O que Apocalipse quer dizer aos crentes é que aqui, deste lado da vida, parece que estamos fracassando, perdendo, sofrendo, sendo perseguidos e mortos. Apesar de tudo, ele reina, e há de vir para julgar os nossos inimigos: o dragão ( = Satanás, a antiga serpente); as bestas(=os sistemas do Anticristo) e Babilônia (= o mundo e suas seduções e fascinações).
A luz do conhecimento da palavra de Deus e da história da doutrina escatológica da igreja, concluímos:

1. Estamos no período milenial

A Igreja reina no Céu (triunfante – Ap. 20.4: almas) e reina na terra (militante, vencedora – somos reis e sacerdotes – Ap. 1.6 e I Pe 2.9).

2. Satanás está preso

Apocalipse 20.3 diz que Satanás será preso por mil anos. Agostinho, em sua exegese, concluiu que Cristo o prendeu na sua 1 vinda – Ele “manietou o valente” Mt 12.26-29 desfez as obras (HB 2.14) e triunfou dele na Cruz (Cl 2.15). Expulsou e Julgou o príncipe deste mundo (Jo 12.31; 16.11). Em Lucas 10.17-18 ele é lançado à terra quando os discípulos pregavam.

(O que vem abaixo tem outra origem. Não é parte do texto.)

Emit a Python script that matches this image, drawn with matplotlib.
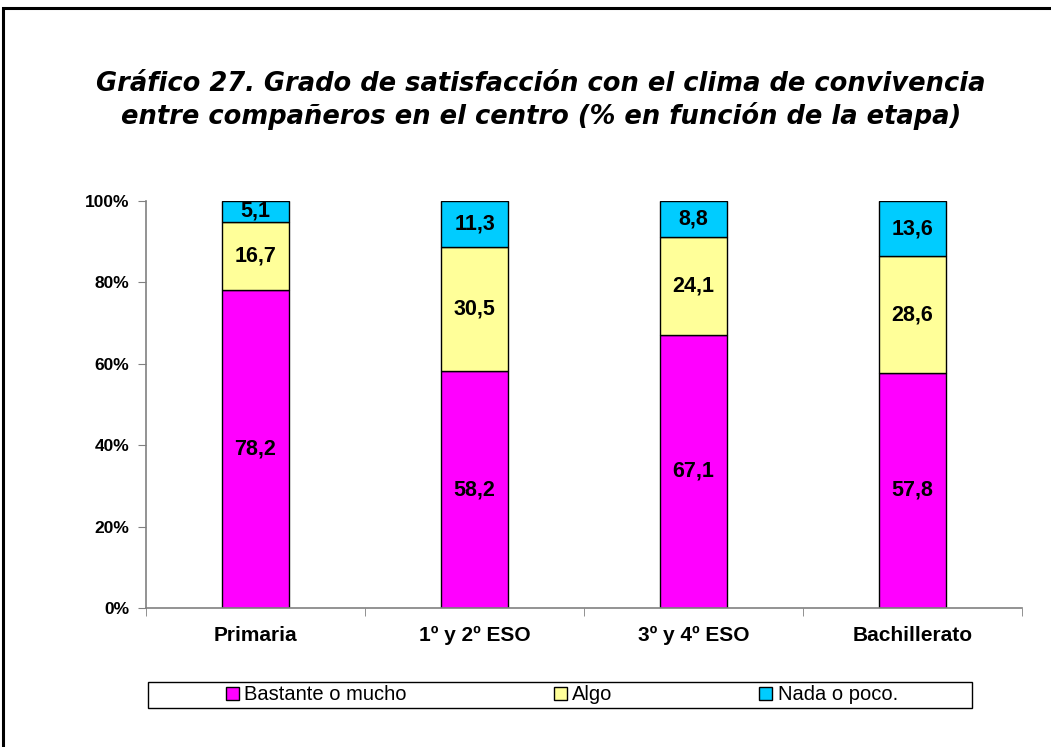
import matplotlib
matplotlib.use("Agg")
import matplotlib.pyplot as plt
from matplotlib.patches import Rectangle, Patch
import numpy as np

categories = ["Primaria", "1º y 2º ESO", "3º y 4º ESO", "Bachillerato"]
series_names = ["Bastante o mucho", "Algo", "Nada o poco."]
bastante = [78.2, 58.2, 67.1, 57.8]
algo = [16.7, 30.5, 24.1, 28.6]
nada = [5.1, 11.3, 8.8, 13.6]
colors = ["#FF00FF", "#FFFF99", "#00CCFF"]
yticks = [0, 20, 40, 60, 80, 100]

plt.rcParams['font.family'] = ['Liberation Sans', 'DejaVu Sans']

W, H = 1051, 747
fig = plt.figure(figsize=(W / 100, H / 100), dpi=100)

# outer frame
fig.patches.append(Rectangle((3 / W, -0.01), 1.05, 1 - 8 / H + 0.01, transform=fig.transFigure,
                             fill=False, edgecolor="black", linewidth=2.2))

ax = fig.add_axes([146 / W, 1 - 608 / H, (1022 - 146) / W, (608 - 201) / H])
x = np.arange(len(categories))
width = 0.31
bottom = np.zeros(len(categories))
for vals, col, name in zip([bastante, algo, nada], colors, series_names):
    ax.bar(x, vals, width, bottom=bottom, color=col, edgecolor="black", linewidth=1.0, label=name)
    for xi, b, v in zip(x, bottom, vals):
        ax.text(xi, b + v / 2, f"{v:.1f}".replace(".", ","), ha="center", va="center",
                fontsize=15.5, fontweight="bold", color="black")
    bottom += np.array(vals)

ax.set_xlim(-0.5, len(categories) - 0.5)
ax.set_ylim(0, 100)
ax.set_yticks(yticks)
ax.set_yticklabels([f"{t}%" for t in yticks], fontsize=12.5, fontweight="bold")
ax.set_xticks(x)
ax.set_xticklabels(categories, fontsize=15, fontweight="bold")
ax.tick_params(axis="x", length=0, pad=13)
ax.set_xticks(np.arange(-0.5, len(categories), 1.0), minor=True)
ax.tick_params(axis="x", which="minor", length=6, direction="out", color="#808080")
ax.tick_params(axis="y", length=6, direction="out", color="#808080", pad=6)
for s in ["top", "right"]:
    ax.spines[s].set_visible(False)
for s in ["left", "bottom"]:
    ax.spines[s].set_color("#808080")
    ax.spines[s].set_linewidth(1.2)

title_font = dict(ha="center", va="center", fontsize=18.5, fontweight="bold", style="italic",
                  family=["DejaVu Sans"])
fig.text(541 / W, 1 - 84 / H, "Gráfico 27. Grado de satisfacción con el clima de convivencia", **title_font)
fig.text(541 / W, 1 - 116 / H, "entre compañeros en el centro (% en función de la etapa)", **title_font)

# legend box
fig.patches.append(Rectangle((148 / W, 1 - 708 / H), (972 - 148) / W, 26 / H, transform=fig.transFigure,
                             fill=False, edgecolor="black", linewidth=1.0))
handles = [Patch(facecolor=c, edgecolor="black", linewidth=1.0) for c in colors]
leg = fig.legend(handles, series_names, loc="center", bbox_to_anchor=(562 / W, 1 - 695 / H),
                 ncol=3, frameon=False, fontsize=14.5,
                 handlelength=0.65, handleheight=0.65, handletextpad=0.25, columnspacing=7.3,
                 borderpad=0.1)

fig.savefig("out.png", dpi=100, facecolor="white")
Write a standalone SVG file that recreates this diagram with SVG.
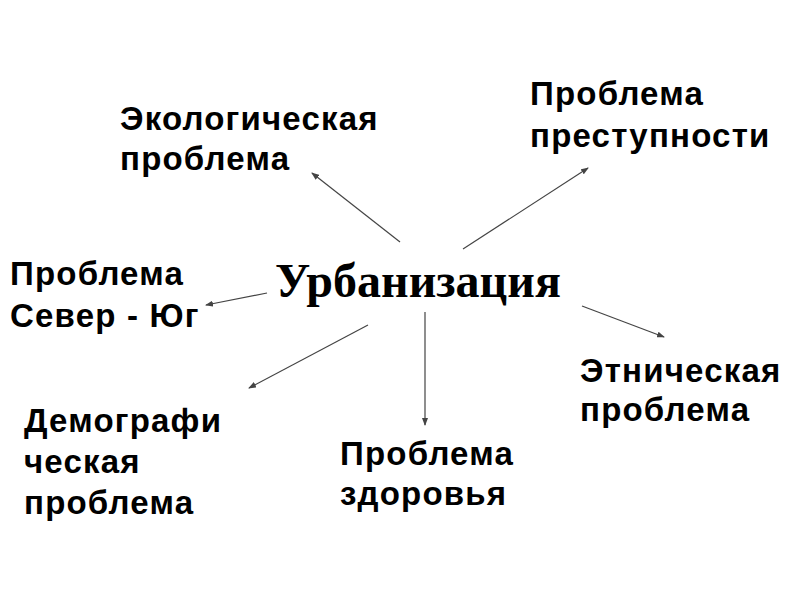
<svg xmlns="http://www.w3.org/2000/svg" width="800" height="600" viewBox="0 0 800 600">
<style>
.lbl{font-family:"Liberation Sans",Arial,sans-serif;font-weight:bold;font-size:33px;letter-spacing:1.2px;fill:#000}
.main{font-family:"Liberation Serif","Times New Roman",serif;font-weight:bold;font-size:48px;fill:#000}
.conn line{stroke:#444;stroke-width:1.2;marker-end:url(#ah)}
</style>
<defs>
<marker id="ah" markerUnits="userSpaceOnUse" markerWidth="8" markerHeight="6" refX="7" refY="3" orient="auto">
<path d="M0,0 L8,3 L0,6 Z" fill="#444"/>
</marker>
</defs>
<rect width="800" height="600" fill="#fff"/>
<g id="center"><text class="main" x="275" y="297">Урбанизация</text></g>
<g id="eco"><text class="lbl" x="120" y="130">Экологическая</text><text class="lbl" x="120" y="170">проблема</text></g>
<g id="crime"><text class="lbl" x="530" y="105">Проблема</text><text class="lbl" x="530" y="147">преступности</text></g>
<g id="northsouth"><text class="lbl" x="10" y="285">Проблема</text><text class="lbl" x="10" y="327">Север - Юг</text></g>
<g id="demo"><text class="lbl" x="24" y="432">Демографи</text><text class="lbl" x="24" y="473">ческая</text><text class="lbl" x="24" y="514">проблема</text></g>
<g id="health"><text class="lbl" x="340" y="465">Проблема</text><text class="lbl" x="340" y="505">здоровья</text></g>
<g id="ethnic"><text class="lbl" x="580" y="382">Этническая</text><text class="lbl" x="580" y="421">проблема</text></g>
<g id="connectors" class="conn">
<line x1="400" y1="242" x2="312" y2="173"/>
<line x1="463" y1="249" x2="588" y2="168"/>
<line x1="267" y1="293" x2="206" y2="305"/>
<line x1="368" y1="325" x2="249" y2="388"/>
<line x1="425" y1="312" x2="425" y2="425"/>
<line x1="582" y1="306" x2="664" y2="337"/>
</g>
</svg>
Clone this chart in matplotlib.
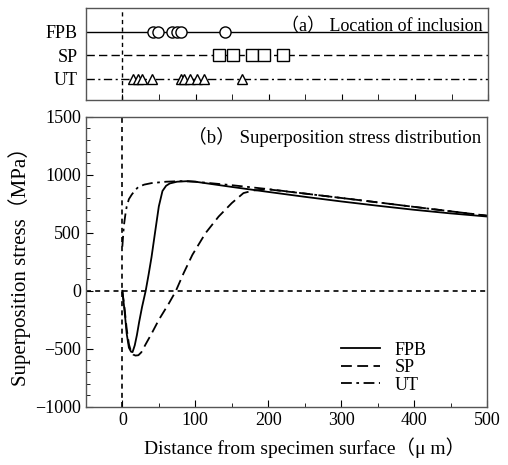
import numpy as np
import matplotlib
matplotlib.use("Agg")
import matplotlib.pyplot as plt
from matplotlib.ticker import MultipleLocator

plt.rcParams['font.family'] = ['Liberation Serif', 'Noto Sans CJK JP', 'DejaVu Sans']

# (a) inclusion locations, um
fpb_loc = [42, 48, 68, 74, 80, 140]
sp_loc = [132, 151, 177, 193, 219]
ut_loc = [14, 21, 27, 41, 80, 84, 93, 102, 112, 163]

# (b) superposition stress curves
fpb_x = [0, 3, 6, 9, 12, 14, 17, 20, 23, 27, 32, 36, 40, 45, 50, 55, 60, 65, 75, 90,
         100, 150, 200, 250, 300, 350, 400, 450, 500]
fpb_y = [0, -170, -370, -490, -525, -528, -470, -380, -270, -140, 0, 140, 290, 510, 727,
         860, 905, 925, 940, 945, 940, 895, 852, 810, 770, 733, 698, 667, 640]

sp_x = [0, 3, 6, 9, 12, 15, 18, 22, 26, 32, 40, 50, 64, 73, 84, 96, 114, 132, 150, 166,
        180, 200, 250, 300, 350, 400, 450, 500]
sp_y = [0, -150, -330, -460, -525, -550, -558, -555, -530, -460, -370, -250, -106, -6,
        152, 310, 497, 640, 756, 842, 865, 874, 838, 800, 762, 723, 685, 647]

ut_x = [0, 2, 4, 6, 9, 13, 18, 22, 30, 40, 60, 80, 100, 150, 200, 250, 300, 350, 400,
        450, 500]
ut_y = [380, 555, 650, 727, 790, 830, 870, 895, 915, 928, 940, 945, 940, 910, 876, 838,
        800, 762, 723, 685, 647]

dash_sp = (6, 3)
dash_ut = (6, 2.5, 1.5, 2.5)
fs = 13

fig = plt.figure(figsize=(5.08, 4.65), dpi=100)
ax1 = fig.add_axes([0.169, 0.785, 0.792, 0.198])
ax2 = fig.add_axes([0.169, 0.125, 0.790, 0.624])

# top panel
ax1.axhline(3, color='black', lw=1.0, zorder=1)
ax1.axhline(2, color='black', lw=1.0, dashes=dash_sp, zorder=1)
ax1.axhline(1, color='black', lw=1.0, dashes=dash_ut, zorder=1)
ax1.axvline(0, color='black', lw=1.0, dashes=(3, 2.5), zorder=1)
ax1.plot(fpb_loc, [3] * len(fpb_loc), 'o', ms=8, mfc='white', mec='black', mew=1.0, ls='none')
ax1.plot(sp_loc, [2] * len(sp_loc), 's', ms=8, mfc='white', mec='black', mew=1.0, ls='none')
ax1.plot(ut_loc, [1] * len(ut_loc), '^', ms=7.5, mfc='white', mec='black', mew=1.0, ls='none')
ax1.set_xlim(-50, 500)
ax1.set_ylim(0.1, 4.0)
ax1.set_yticks([3, 2, 1])
ax1.set_yticklabels(['FPB', 'SP', 'UT'], fontsize=fs)
ax1.tick_params(axis='y', length=0, pad=6)
ax1.xaxis.set_major_locator(MultipleLocator(100))
ax1.xaxis.set_minor_locator(MultipleLocator(50))
ax1.tick_params(axis='x', which='both', direction='in', labelbottom=False, length=4)
ax1.text(0.985, 0.80, '（a） Location of inclusion', transform=ax1.transAxes,
         ha='right', va='center', fontsize=13)

# bottom panel
ax2.plot(fpb_x, fpb_y, color='black', lw=1.3, label='FPB')
ax2.plot(sp_x, sp_y, color='black', lw=1.3, dashes=dash_sp, label='SP')
ax2.plot(ut_x, ut_y, color='black', lw=1.3, dashes=dash_ut, label='UT')
ax2.axhline(0, color='black', lw=1.2, dashes=(3, 2.5), zorder=0)
ax2.axvline(0, color='black', lw=1.2, dashes=(3, 2.5), zorder=0)
ax2.set_xlim(-50, 500)
ax2.set_ylim(-1000, 1500)
ax2.xaxis.set_minor_locator(MultipleLocator(50))
ax2.yaxis.set_minor_locator(MultipleLocator(100))
ax2.tick_params(which='both', direction='in', labelsize=fs)
ax2.tick_params(which='major', length=5)
ax2.tick_params(which='minor', length=3)
ax2.set_xticks([0, 100, 200, 300, 400, 500])
ax2.set_xticklabels(['0', '100', '200', '300', '400', '500'])
ax2.set_yticks([-1000, -500, 0, 500, 1000, 1500])
ax2.set_yticklabels(['−1000', '−500', '0', '500', '1000', '1500'])
ax2.set_xlabel('Distance from specimen surface（μ m）', fontsize=14)
ax2.xaxis.set_label_coords(0.546, -0.105)
ax2.set_ylabel('Superposition stress（MPa）', fontsize=15, labelpad=3)
ax2.text(0.985, 0.93, '（b） Superposition stress distribution', transform=ax2.transAxes,
         ha='right', va='center', fontsize=13.5)
ax2.legend(loc='lower right', frameon=False, fontsize=fs, handlelength=2.2,
           labelspacing=0.02, bbox_to_anchor=(0.89, -0.01))

for ax in (ax1, ax2):
    for s in ax.spines.values():
        s.set_color('#555555')
        s.set_linewidth(1.0)

fig.savefig('out.png', dpi=100)
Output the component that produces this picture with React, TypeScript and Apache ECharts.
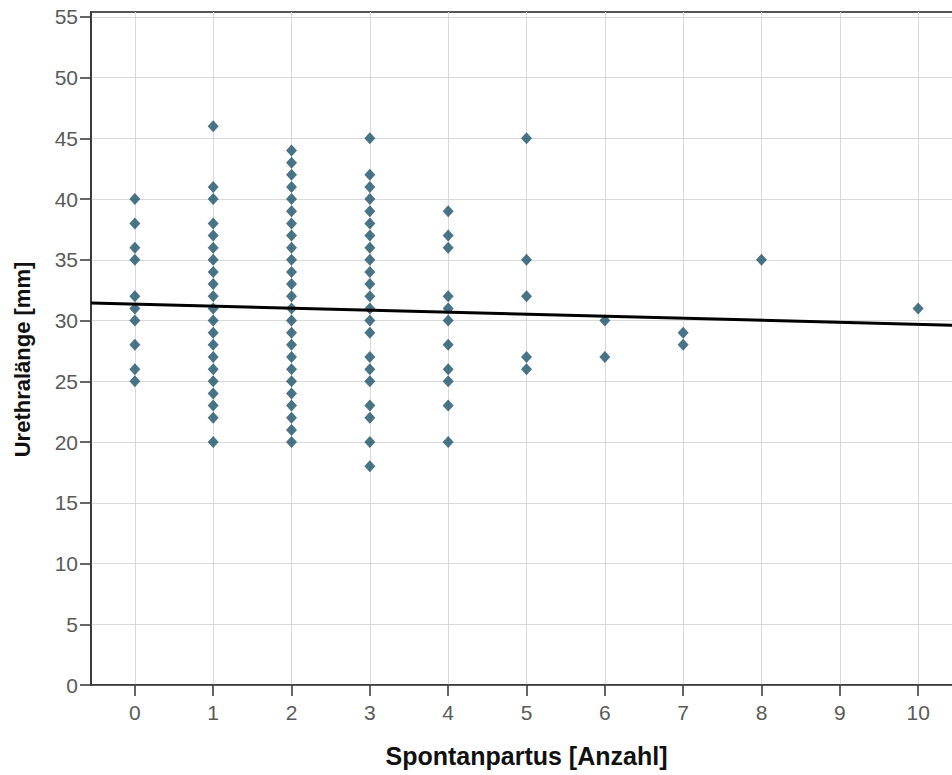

A mesma palavra usada em Ap. 20.3 para a prisão de Satanás, Paulo a usa para dizer que a esposa está presa ao marido. É claro que aqui não significa inativo, mas apenas limitado; e graças a Deus, em toda a Bíblia a ação do inimigo, mormente após a 1 vinda, é mostrada como limitada; o próprio livro de Apocalipse mostra isto na expressão e “foi-lhe dado...” – sua prisão, cremos é relacionada com o impedimento de sua ação contra a Igreja (MT 18.16-18); ele não pode impedir o avanço da Igreja e do evangelho.

3. Satanás será solto.

Esta limitação, entretanto, terá fim, de certo modo, isto é, ele será solto (ou,quem sabe já esteja?); e quando for solto, isto será concomitante com a grande tribulação (MT 24.29-30), com a apostasia (II Ts 2.8), e isto por breve tempo (Ap.20.8), na iminência da volta do Senhor, que descerá dos Céus e destruirá o Anticristo e seus aliados.

E então se seguirão o novo e a nova terra, onde, em justiça, habitaremos com o Senhor não por mil anos,para sempre (I Co 15.52).